The Canadian Real Estate Association (CREA) released the data a day after the federal government tightened rules for borrowers and mortgage lenders in its fourth move to cool down the country's red-hot property market. Ottawa wants to put the brakes on home buying and deflate a possible housing bubble before it pops.
The rise in the home price index for May was the same as April's year-on-year gain.
In Toronto, Canada's largest city, prices jumped 7.9 percent from a year earlier.
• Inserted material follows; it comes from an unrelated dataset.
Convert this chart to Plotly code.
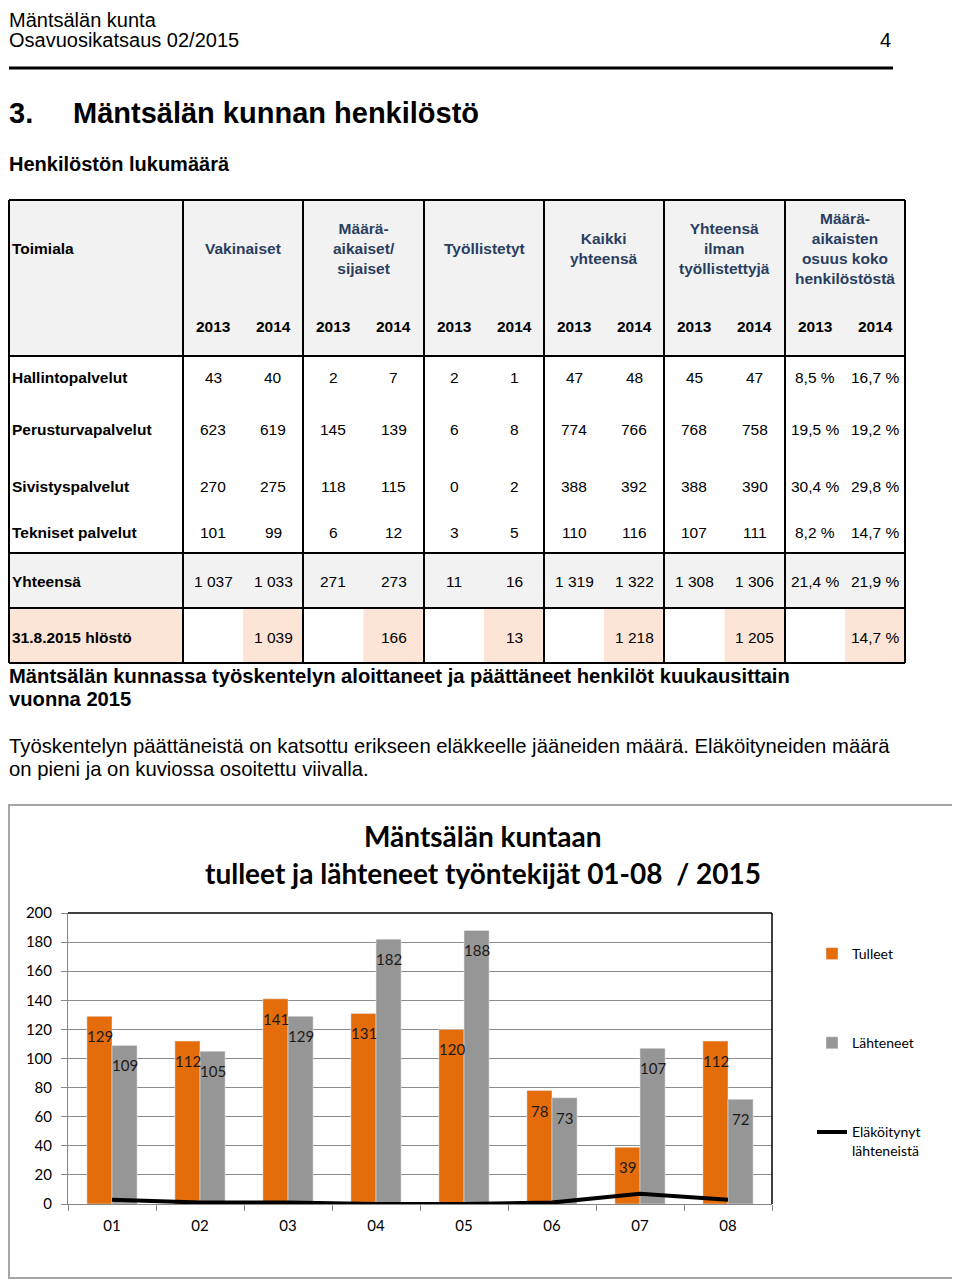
import plotly.graph_objects as go

W, H = 960, 1281
OFF = 8  # the page body margin shifts the figure by 8px


def fx(px):
    return (px - OFF) / W


def fy(py):
    return 1 - (py - OFF) / H


# ---- table data ----
toimialat = ["Hallintopalvelut", "Perusturvapalvelut", "Sivistyspalvelut",
             "Tekniset palvelut", "Yhteensä"]
sarakkeet = ["Vakinaiset", "Määrä-<br>aikaiset/<br>sijaiset", "Työllistetyt",
             "Kaikki<br>yhteensä", "Yhteensä<br>ilman<br>työllistettyjä",
             "Määrä-<br>aikaisten<br>osuus koko<br>henkilöstöstä"]
vuodet = ["2013", "2014"]

vakinaiset_2013 = [43, 623, 270, 101, 1037]
vakinaiset_2014 = [40, 619, 275, 99, 1033]
maaraaikaiset_2013 = [2, 145, 118, 6, 271]
maaraaikaiset_2014 = [7, 139, 115, 12, 273]
tyollistetyt_2013 = [2, 6, 0, 3, 11]
tyollistetyt_2014 = [1, 8, 2, 5, 16]
kaikki_2013 = [47, 774, 388, 110, 1319]
kaikki_2014 = [48, 766, 392, 116, 1322]
ilman_2013 = [45, 768, 388, 107, 1308]
ilman_2014 = [47, 758, 390, 111, 1306]
osuus_2013 = [8.5, 19.5, 30.4, 8.2, 21.4]
osuus_2014 = [16.7, 19.2, 29.8, 14.7, 21.9]

hlosto_rivi = "31.8.2015 hlöstö"
hlosto_2015 = [1039, 166, 13, 1218, 1205, 14.7]

# ---- chart data ----
kuukaudet = ["01", "02", "03", "04", "05", "06", "07", "08"]
tulleet = [129, 112, 141, 131, 120, 78, 39, 112]
lahteneet = [109, 105, 129, 182, 188, 73, 107, 72]
elakoityneet = [3, 1, 1, 0, 0, 1, 7, 3]


def fmt_int(v):
    return f"{v:,}".replace(",", " ")


def fmt_pct(v):
    return f"{v:.1f} %".replace(".", ",")


ARIAL = "Liberation Sans, Arial, sans-serif"
CALIBRI = "Lato, Carlito, Calibri, sans-serif"
ORANGE = "#E46C0A"
GREY = "#969696"
HEAD_BG = "#F2F2F2"
PEACH = "#FCE4D6"

fig = go.Figure()

fig.add_trace(go.Bar(x=kuukaudet, y=tulleet, name="Tulleet", marker_color=ORANGE,
                     legendgroup="t", hoverinfo="y"))
fig.add_trace(go.Bar(x=kuukaudet, y=lahteneet, name="Lähteneet", marker_color=GREY,
                     legendgroup="l", hoverinfo="y"))
fig.add_trace(go.Scatter(x=kuukaudet, y=elakoityneet, mode="lines",
                         name="Eläköitynyt<br>lähteneistä",
                         line=dict(color="black", width=4), legendgroup="e"))

ann = []
shapes = []


def text(x, y, s, size, bold=False, anchor="left", family=ARIAL, color="black"):
    ann.append(dict(x=fx(x), y=fy(y), xref="paper", yref="paper", text=f"<b>{s}</b>" if bold else s,
                    showarrow=False, xanchor=anchor, yanchor="middle",
                    font=dict(family=family, size=size, color=color)))


def rect(x0, y0, x1, y1, fill):
    shapes.append(dict(type="rect", xref="paper", yref="paper", x0=fx(x0), x1=fx(x1),
                       y0=fy(y0), y1=fy(y1), fillcolor=fill, layer="below",
                       line=dict(width=0)))


def hline(x0, x1, y, width=2, color="black"):
    shapes.append(dict(type="line", xref="paper", yref="paper", x0=fx(x0), x1=fx(x1),
                       y0=fy(y), y1=fy(y), line=dict(color=color, width=width)))


def vline(x, y0, y1, width=2, color="black"):
    shapes.append(dict(type="line", xref="paper", yref="paper", x0=fx(x), x1=fx(x),
                       y0=fy(y0), y1=fy(y1), line=dict(color=color, width=width)))


# ---- page header ----
LEFT = 7
text(LEFT, 20, "Mäntsälän kunta", 20)
text(LEFT, 40, "Osavuosikatsaus 02/2015", 20)
text(885, 40, "4", 20, anchor="center")
hline(9, 893, 68, width=3)
text(LEFT, 113, "3.", 29, bold=True)
text(71, 113, "Mäntsälän kunnan henkilöstö", 29, bold=True)
text(LEFT, 164, "Henkilöstön lukumäärä", 20, bold=True)

# ---- table ----
col_edges = [9, 183, 303, 424, 544, 664, 785, 905]
row_lines = [200, 356, 553, 608, 663]
data_y = [377, 430, 487, 532, 581]
last_y = 637

rect(9, 200, 905, 356, HEAD_BG)
rect(9, 553, 905, 608, HEAD_BG)
rect(9, 608, 183, 663, PEACH)
for a, b in zip(col_edges[1:-1], col_edges[2:]):
    rect((a + b) / 2, 608, b, 663, PEACH)

for y in row_lines:
    hline(9, 905, y)
for x in col_edges:
    vline(x, 200, 663)

text(10, 249, "Toimiala", 15.5, bold=True)
groups = [
    (vakinaiset_2013, vakinaiset_2014, fmt_int),
    (maaraaikaiset_2013, maaraaikaiset_2014, fmt_int),
    (tyollistetyt_2013, tyollistetyt_2014, fmt_int),
    (kaikki_2013, kaikki_2014, fmt_int),
    (ilman_2013, ilman_2014, fmt_int),
    (osuus_2013, osuus_2014, fmt_pct),
]
for g, (name, (v13, v14, f)) in enumerate(zip(sarakkeet, groups)):
    a, b = col_edges[g + 1], col_edges[g + 2]
    c13, c14 = a + (b - a) * 0.25, a + (b - a) * 0.75
    ann.append(dict(x=fx((a + b) / 2), y=fy(249), xref="paper", yref="paper",
                    text=f"<b>{name}</b>", showarrow=False, xanchor="center",
                    yanchor="middle", font=dict(family=ARIAL, size=15.5)))
    text(c13, 326, vuodet[0], 15.5, bold=True, anchor="center")
    text(c14, 326, vuodet[1], 15.5, bold=True, anchor="center")
    for i, y in enumerate(data_y):
        text(c13, y, f(v13[i]), 15.5, anchor="center")
        text(c14, y, f(v14[i]), 15.5, anchor="center")
    text(c14, last_y, f(hlosto_2015[g]), 15.5, anchor="center")

for i, y in enumerate(data_y):
    text(10, y, toimialat[i], 15.5, bold=True)
text(10, last_y, hlosto_rivi, 15.5, bold=True)

# ---- text below table ----
text(LEFT, 676, "Mäntsälän kunnassa työskentelyn aloittaneet ja päättäneet henkilöt kuukausittain", 20.2, bold=True)
text(LEFT, 699, "vuonna 2015", 20.2, bold=True)
text(LEFT, 746, "Työskentelyn päättäneistä on katsottu erikseen eläkkeelle jääneiden määrä. Eläköityneiden määrä", 20.3)
text(LEFT, 769, "on pieni ja on kuviossa osoitettu viivalla.", 20.3)

# ---- chart frame & title ----
shapes.append(dict(type="rect", xref="paper", yref="paper", x0=fx(9), x1=fx(958),
                   y0=fy(1278), y1=fy(805), line=dict(color="#A6A6A6", width=2), layer="below"))
text(483, 836, "Mäntsälän kuntaan", 28, bold=True, anchor="center", family=CALIBRI)
text(483, 873, "tulleet ja lähteneet työntekijät 01-08  / 2015", 28, bold=True, anchor="center", family=CALIBRI)

# plot area top/right border
shapes.append(dict(type="line", xref="x domain", yref="y domain", x0=0, x1=1, y0=1, y1=1,
                   line=dict(color="black", width=1.5)))
shapes.append(dict(type="line", xref="x domain", yref="y domain", x0=1, x1=1, y0=0, y1=1,
                   line=dict(color="black", width=1.5)))

# bar labels (category index on x so "01" is not read as the number 1)
for i, v in enumerate(tulleet):
    ann.append(dict(x=i, y=v, xref="x", yref="y", text=str(v), showarrow=False,
                    xshift=-12.5, yshift=-20, yanchor="middle",
                    font=dict(family=CALIBRI, size=15, color="#1a1a1a")))
for i, v in enumerate(lahteneet):
    ann.append(dict(x=i, y=v, xref="x", yref="y", text=str(v), showarrow=False,
                    xshift=12.5, yshift=-20, yanchor="middle",
                    font=dict(family=CALIBRI, size=15, color="#1a1a1a")))

fig.update_layout(
    width=W, height=H, autosize=False,
    margin=dict(l=0, r=0, t=0, b=0, autoexpand=False),
    paper_bgcolor="white", plot_bgcolor="white",
    barmode="group", bargap=0.43, bargroupgap=0,
    showlegend=True,
    legend=dict(x=fx(812), y=fy(938), xanchor="left", yanchor="top",
                font=dict(family=CALIBRI, size=14, color="black"),
                tracegroupgap=68, valign="top", bgcolor="rgba(0,0,0,0)"),
    xaxis=dict(domain=[fx(68), fx(772)], type="category", showgrid=False,
               showline=True, linecolor="#868686", linewidth=1,
               ticks="outside", tickson="boundaries", ticklen=6, tickcolor="#868686",
               ticklabelstandoff=8,
               tickfont=dict(family=CALIBRI, size=15, color="black"), fixedrange=True),
    yaxis=dict(domain=[fy(1204), fy(913)], range=[0, 200], dtick=20,
               showgrid=True, gridcolor="#8C8C8C", gridwidth=1, zeroline=False,
               showline=True, linecolor="#868686", linewidth=1,
               ticks="outside", ticklen=6, tickcolor="#868686", ticklabelstandoff=6,
               tickfont=dict(family=CALIBRI, size=15, color="black"), fixedrange=True),
    annotations=ann,
    shapes=shapes,
)

fig.write_html("out.html")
Prices rose 4.8 percent in Calgary, 3.3 percent in Vancouver, and 2.2 percent in Montreal.
"If the government needed further validation to tighten its mortgage rules yesterday, it has it with the May home price report," Sal Guatieri, senior economist at BMO Capital Markets, wrote in a note to clients.
"By helping to cool the market now, the rule changes should increase the odds of a soft, rather than hard, landing."
Since the 2008-09 recession, the Canadian property market has rallied on record low-borrowing costs.
"With European sovereign debt and banking issues likely to cloud the global economic outlook, Canadian interest rates will remain at or very near current levels," said Gregory Klump, CREA's chief economist.
"The continuation of low interest rates will continue to support Canadian housing activity and prices for some time to come."
Mindful of the U.S. housing crisis, policymakers said their new rules and guidelines would make it harder for home buyers and homeowners to take on unmanageable debt even while rates remained low.
Guatieri said the new rules, which limit the availability of insured mortgages to amortizations of 25 years or less and to homes worth less than $1 million, would curb demand and dampen prices.
"By our estimate, to neutralize the impact on mortgage payments of the amortization rule change, average home prices would need to fall by about 4 percent," he said.
CREA's index, which monitors housing prices in five major urban markets, does not show actual prices.
One and two-story, single-family home prices drove May's overall gains, rising 5.8 percent and 6.7 percent from a year earlier, while townhouse units climbed 3.3 percent and apartment unit prices rose 2.9 percent.
The index showed year-over-year price gains slowed in Vancouver and the FraserValley area of British Columbia, while Calgary picked up speed. Toronto and Montreal held steady.